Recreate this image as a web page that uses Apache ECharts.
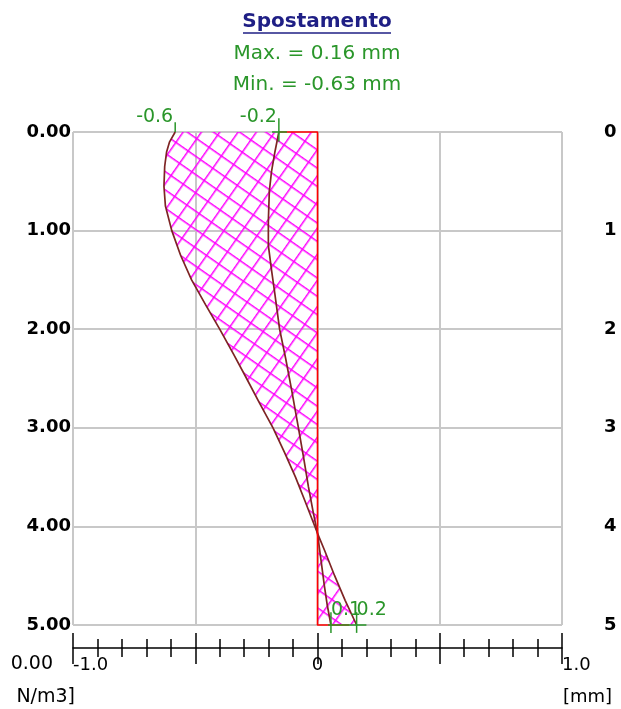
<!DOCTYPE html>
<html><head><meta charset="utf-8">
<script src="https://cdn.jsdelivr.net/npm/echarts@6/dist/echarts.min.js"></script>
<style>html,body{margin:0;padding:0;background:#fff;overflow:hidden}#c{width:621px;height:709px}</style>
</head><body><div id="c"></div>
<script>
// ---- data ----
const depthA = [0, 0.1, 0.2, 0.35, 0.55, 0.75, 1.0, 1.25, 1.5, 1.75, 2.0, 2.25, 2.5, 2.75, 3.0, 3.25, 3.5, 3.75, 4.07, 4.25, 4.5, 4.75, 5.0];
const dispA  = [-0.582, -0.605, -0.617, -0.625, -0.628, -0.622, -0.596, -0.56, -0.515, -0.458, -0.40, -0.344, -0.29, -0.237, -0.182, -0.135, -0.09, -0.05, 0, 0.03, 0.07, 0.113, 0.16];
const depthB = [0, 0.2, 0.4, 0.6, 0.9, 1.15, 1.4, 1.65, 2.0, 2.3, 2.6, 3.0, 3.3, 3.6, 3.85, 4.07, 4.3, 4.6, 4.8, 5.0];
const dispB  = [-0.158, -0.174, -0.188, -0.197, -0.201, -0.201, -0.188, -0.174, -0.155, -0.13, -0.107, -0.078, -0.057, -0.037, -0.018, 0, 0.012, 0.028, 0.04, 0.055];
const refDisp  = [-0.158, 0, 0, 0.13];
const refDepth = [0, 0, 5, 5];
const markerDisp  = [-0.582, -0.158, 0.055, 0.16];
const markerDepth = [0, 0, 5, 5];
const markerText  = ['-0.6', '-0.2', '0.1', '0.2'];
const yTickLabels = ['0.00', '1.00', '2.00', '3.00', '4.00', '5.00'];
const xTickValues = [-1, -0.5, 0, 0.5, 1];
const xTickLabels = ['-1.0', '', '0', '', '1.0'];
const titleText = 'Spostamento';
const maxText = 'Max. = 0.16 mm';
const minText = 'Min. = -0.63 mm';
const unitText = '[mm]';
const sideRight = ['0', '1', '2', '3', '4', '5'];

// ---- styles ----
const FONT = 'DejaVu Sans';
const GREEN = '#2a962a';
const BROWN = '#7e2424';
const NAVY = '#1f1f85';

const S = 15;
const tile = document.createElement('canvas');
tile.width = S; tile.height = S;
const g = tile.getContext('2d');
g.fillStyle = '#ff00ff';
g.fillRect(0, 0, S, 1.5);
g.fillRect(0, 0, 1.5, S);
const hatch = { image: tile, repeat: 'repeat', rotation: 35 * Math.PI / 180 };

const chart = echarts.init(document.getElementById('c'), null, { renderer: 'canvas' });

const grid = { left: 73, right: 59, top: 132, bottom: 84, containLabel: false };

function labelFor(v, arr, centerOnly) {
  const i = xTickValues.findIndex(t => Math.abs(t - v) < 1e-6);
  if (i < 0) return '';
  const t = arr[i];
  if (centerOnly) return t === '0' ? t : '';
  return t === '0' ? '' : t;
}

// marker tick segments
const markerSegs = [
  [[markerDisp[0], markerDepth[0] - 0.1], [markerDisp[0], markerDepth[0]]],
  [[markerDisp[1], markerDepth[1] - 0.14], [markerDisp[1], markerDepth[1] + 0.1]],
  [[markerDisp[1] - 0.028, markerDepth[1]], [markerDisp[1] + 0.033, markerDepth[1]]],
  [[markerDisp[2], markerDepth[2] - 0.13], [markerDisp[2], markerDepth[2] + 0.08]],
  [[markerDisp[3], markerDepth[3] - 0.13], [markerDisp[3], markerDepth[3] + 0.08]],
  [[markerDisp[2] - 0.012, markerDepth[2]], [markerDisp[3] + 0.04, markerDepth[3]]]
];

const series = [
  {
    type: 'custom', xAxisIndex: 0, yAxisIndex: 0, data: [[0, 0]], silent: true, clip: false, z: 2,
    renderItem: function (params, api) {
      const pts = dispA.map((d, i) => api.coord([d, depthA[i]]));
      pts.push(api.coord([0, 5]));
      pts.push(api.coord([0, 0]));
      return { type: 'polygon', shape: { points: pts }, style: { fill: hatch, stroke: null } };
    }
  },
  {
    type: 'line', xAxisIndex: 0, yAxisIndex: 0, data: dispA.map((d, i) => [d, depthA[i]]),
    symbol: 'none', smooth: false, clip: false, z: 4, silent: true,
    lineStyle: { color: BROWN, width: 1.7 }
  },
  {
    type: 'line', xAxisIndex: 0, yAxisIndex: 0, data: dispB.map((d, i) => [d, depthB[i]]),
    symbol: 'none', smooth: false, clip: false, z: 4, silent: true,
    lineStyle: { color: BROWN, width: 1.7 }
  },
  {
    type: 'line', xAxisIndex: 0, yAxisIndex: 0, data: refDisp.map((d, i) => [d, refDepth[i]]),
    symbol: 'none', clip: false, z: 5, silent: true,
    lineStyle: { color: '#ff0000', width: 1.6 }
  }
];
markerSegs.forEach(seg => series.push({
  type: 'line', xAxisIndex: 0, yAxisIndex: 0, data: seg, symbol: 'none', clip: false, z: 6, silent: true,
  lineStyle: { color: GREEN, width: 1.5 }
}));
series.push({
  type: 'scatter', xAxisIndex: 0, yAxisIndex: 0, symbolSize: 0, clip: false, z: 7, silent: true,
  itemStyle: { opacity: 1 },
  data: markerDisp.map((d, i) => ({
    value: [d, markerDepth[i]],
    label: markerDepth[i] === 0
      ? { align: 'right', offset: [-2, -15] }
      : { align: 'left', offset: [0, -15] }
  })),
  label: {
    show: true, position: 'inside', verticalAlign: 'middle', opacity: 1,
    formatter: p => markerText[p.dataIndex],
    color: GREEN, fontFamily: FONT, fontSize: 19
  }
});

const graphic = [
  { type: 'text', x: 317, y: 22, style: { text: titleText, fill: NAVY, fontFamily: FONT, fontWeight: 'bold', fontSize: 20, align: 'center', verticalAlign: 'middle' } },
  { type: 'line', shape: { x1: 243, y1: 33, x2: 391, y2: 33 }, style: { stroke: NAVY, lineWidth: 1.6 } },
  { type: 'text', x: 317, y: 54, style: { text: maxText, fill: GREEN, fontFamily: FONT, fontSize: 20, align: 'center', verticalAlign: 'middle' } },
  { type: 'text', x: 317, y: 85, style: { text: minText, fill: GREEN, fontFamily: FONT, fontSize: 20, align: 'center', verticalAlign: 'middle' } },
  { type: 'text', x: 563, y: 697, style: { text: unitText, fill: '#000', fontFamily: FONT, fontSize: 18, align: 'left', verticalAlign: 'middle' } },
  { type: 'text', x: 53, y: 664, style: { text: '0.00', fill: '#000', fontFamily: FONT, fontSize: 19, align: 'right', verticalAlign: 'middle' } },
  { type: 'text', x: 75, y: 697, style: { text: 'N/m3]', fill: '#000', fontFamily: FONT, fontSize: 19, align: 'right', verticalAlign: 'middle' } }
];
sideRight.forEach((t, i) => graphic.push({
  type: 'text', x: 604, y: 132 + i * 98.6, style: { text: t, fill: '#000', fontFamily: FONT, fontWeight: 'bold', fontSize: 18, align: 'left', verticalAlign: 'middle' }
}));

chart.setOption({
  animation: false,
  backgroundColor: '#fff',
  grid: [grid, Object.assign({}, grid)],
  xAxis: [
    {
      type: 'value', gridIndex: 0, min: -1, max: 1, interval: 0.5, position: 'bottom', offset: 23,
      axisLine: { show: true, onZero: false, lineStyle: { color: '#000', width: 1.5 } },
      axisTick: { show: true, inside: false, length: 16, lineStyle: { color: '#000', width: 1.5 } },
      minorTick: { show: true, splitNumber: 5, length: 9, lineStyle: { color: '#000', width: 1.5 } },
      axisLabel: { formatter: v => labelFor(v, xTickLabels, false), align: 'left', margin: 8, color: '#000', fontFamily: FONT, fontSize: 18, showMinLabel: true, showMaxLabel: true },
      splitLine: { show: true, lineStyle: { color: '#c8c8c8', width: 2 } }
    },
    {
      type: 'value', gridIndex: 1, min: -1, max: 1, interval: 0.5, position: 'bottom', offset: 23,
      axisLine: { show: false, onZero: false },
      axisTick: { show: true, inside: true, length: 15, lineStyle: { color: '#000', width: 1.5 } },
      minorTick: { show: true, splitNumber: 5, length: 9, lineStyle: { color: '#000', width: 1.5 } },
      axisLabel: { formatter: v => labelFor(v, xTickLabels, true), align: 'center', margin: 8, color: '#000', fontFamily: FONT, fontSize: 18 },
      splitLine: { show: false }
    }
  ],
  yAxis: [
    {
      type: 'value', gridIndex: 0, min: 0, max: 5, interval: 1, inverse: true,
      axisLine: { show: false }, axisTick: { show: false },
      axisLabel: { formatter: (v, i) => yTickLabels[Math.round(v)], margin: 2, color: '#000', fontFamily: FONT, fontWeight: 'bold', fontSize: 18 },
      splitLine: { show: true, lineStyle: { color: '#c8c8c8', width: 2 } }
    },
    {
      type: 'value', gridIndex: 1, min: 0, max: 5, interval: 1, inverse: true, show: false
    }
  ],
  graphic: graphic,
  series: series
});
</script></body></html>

===============

Go from the first line of the listing to the line holding "const sideRight = ['0', '1', '2', '3', '4', '5'];" and, please, transcribe those lines exactly, both included, with no pictures.

Recreate this image as a web page that uses Apache ECharts.
<!DOCTYPE html>
<html><head><meta charset="utf-8">
<script src="https://cdn.jsdelivr.net/npm/echarts@6/dist/echarts.min.js"></script>
<style>html,body{margin:0;padding:0;background:#fff;overflow:hidden}#c{width:621px;height:709px}</style>
</head><body><div id="c"></div>
<script>
// ---- data ----
const depthA = [0, 0.1, 0.2, 0.35, 0.55, 0.75, 1.0, 1.25, 1.5, 1.75, 2.0, 2.25, 2.5, 2.75, 3.0, 3.25, 3.5, 3.75, 4.07, 4.25, 4.5, 4.75, 5.0];
const dispA  = [-0.582, -0.605, -0.617, -0.625, -0.628, -0.622, -0.596, -0.56, -0.515, -0.458, -0.40, -0.344, -0.29, -0.237, -0.182, -0.135, -0.09, -0.05, 0, 0.03, 0.07, 0.113, 0.16];
const depthB = [0, 0.2, 0.4, 0.6, 0.9, 1.15, 1.4, 1.65, 2.0, 2.3, 2.6, 3.0, 3.3, 3.6, 3.85, 4.07, 4.3, 4.6, 4.8, 5.0];
const dispB  = [-0.158, -0.174, -0.188, -0.197, -0.201, -0.201, -0.188, -0.174, -0.155, -0.13, -0.107, -0.078, -0.057, -0.037, -0.018, 0, 0.012, 0.028, 0.04, 0.055];
const refDisp  = [-0.158, 0, 0, 0.13];
const refDepth = [0, 0, 5, 5];
const markerDisp  = [-0.582, -0.158, 0.055, 0.16];
const markerDepth = [0, 0, 5, 5];
const markerText  = ['-0.6', '-0.2', '0.1', '0.2'];
const yTickLabels = ['0.00', '1.00', '2.00', '3.00', '4.00', '5.00'];
const xTickValues = [-1, -0.5, 0, 0.5, 1];
const xTickLabels = ['-1.0', '', '0', '', '1.0'];
const titleText = 'Spostamento';
const maxText = 'Max. = 0.16 mm';
const minText = 'Min. = -0.63 mm';
const unitText = '[mm]';
const sideRight = ['0', '1', '2', '3', '4', '5'];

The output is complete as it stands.